Didn't You Feel Triumphant? On Tár and Guilt

Didn't You Feel Triumphant? On Tár and Guilt
Credits: Deadline

For better or worse, this is one of the few post-2010/post-image-hypersaturation films (along with Gone Girl and The Card Counter) to render, in all their prickly and discomforting detail, the conditions of modernity that transform the painful process of creating an identity into a branding exercise- that, for lack of a more elegant way of bridging a connection between, create a person like Lydia Tár.
These conditions manifest in the very textures and echoes of the spaces she occupies- the almost incandescent, blindingly white lighting that casts her as a wax plastique figure, the rhythmic sonic signatures of her increasingly futile attempts to compartmentalise her life, the messages from the dead that persist even when they are deleted. To deliberate upon any of this in terms of morality is to succumb to Field’s tendency for misdirection- not unlike the film where he played the role of an informer of the conspiratorial instead of its machinator, TÁR tantalizes, leaving in its thunderingly loud silences and multitude of empty doorways traces of something to try and rationalise the slow dissolution of aspirations that took decades to actualise. The slow but sure dissonance that begins to echo throughout the spaces (not places) that Lydia occupies is imbued with a heady delirium that is almost impossible to resist being entrapped by, bolstered by the many pauses and stutters that seem to validate the notion that everyone around Lydia is somehow lying to her.

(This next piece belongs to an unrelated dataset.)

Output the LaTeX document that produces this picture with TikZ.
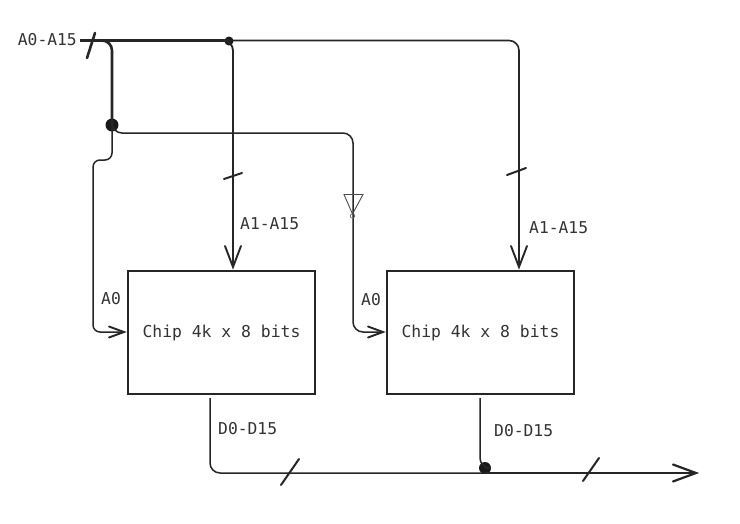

But of course, as with Eyes Wide Shut, once the veil is torn open, there exists nothing but a steep descent into the claws of forces beyond your control, because as much as the film deliberates upon questions of institutional accountability and the proliferation of the image and the machinations of power exerted by artists, it is fundamentally a work haunted in every corner by something with undeniable physical presence. The hauntological, here, is not mere allegory or metaphor-Lydia is not merely “haunted” by the voices of the women she exploited, she is haunted by their very souls, which take the form of the most recent member to join their ranks. Field’s spatialisation of the hauntological leaves little room for any denial of their existence- and why would it? Is it really so difficult to believe that hiding within the edges of mirrors and lurking by your bedside whilst you slumber are spectres, singing softly to you in alleyways and taunting you with facile shrieks in the woods? Is it really so absurd that, within the cracks and crevices of the little contradictions and fabrications and misrepresentations we scatter throughout the sentences we construct, are spectres borne of the tension between the images we project with such vigour and the pathetic, snivelling child that lies behind those images?


Since I saw this last September, I have been kept awake by the screams from The Blair Witch Project that are conjured in TÁR as a mere component of its conspiratorial delirium. It is less the piercing volume of these shrieks and their origin, however, than it is the context within which they are conjured- suggestions of not just the screams let out during the plunge into a river or the slitting of wrists but by the screams yet to come, the screams that are inevitable precisely because no matter the personal humiliation Lydia undergoes, she emerges through the tunnel in much the same position as at the beginning of the film- she still has an audience rendered rapt by her gestures, whilst the ghosts following her are left unheard and unaccounted for, to be construed as mere metaphor or allegory in so much of the writing that has already been published about this film. These screams are what, sparingly but definitely, force Lydia to take a peek at herself in a mirror. As it becomes evident after her meticulous extrication from the streams of capital that protected her, her only real response to this brief insight as to what she has become is to throw up. She tries, and has likely spent decades, trying so hard to become something that was far outside her milieu, and when she has finally occupied that role, she finds that there is simply nowhere else to go but down.


I cannot say my aspirations are dissimilar to those of the Lydia Tár that existed decades ago within the film- to become not a person but a name, with immediate associations of formal mastery and a rarefied artistic output. But what TÁR necessitates that I have avoided for so long is to look honestly, clearly, without the boundaries of classification, as to what I really am, what I am capable of doing and what I am willing to do in order to become that name. What I have realised so acutely by looking at where Lydia Tár finally arrives in the film’s cosmic joke of a final image is that I am, to a great degree, afraid of looking- because if I really do look at what I am, stripped of the flimsy defences of metaphor and allegory, I cannot say I like what I see.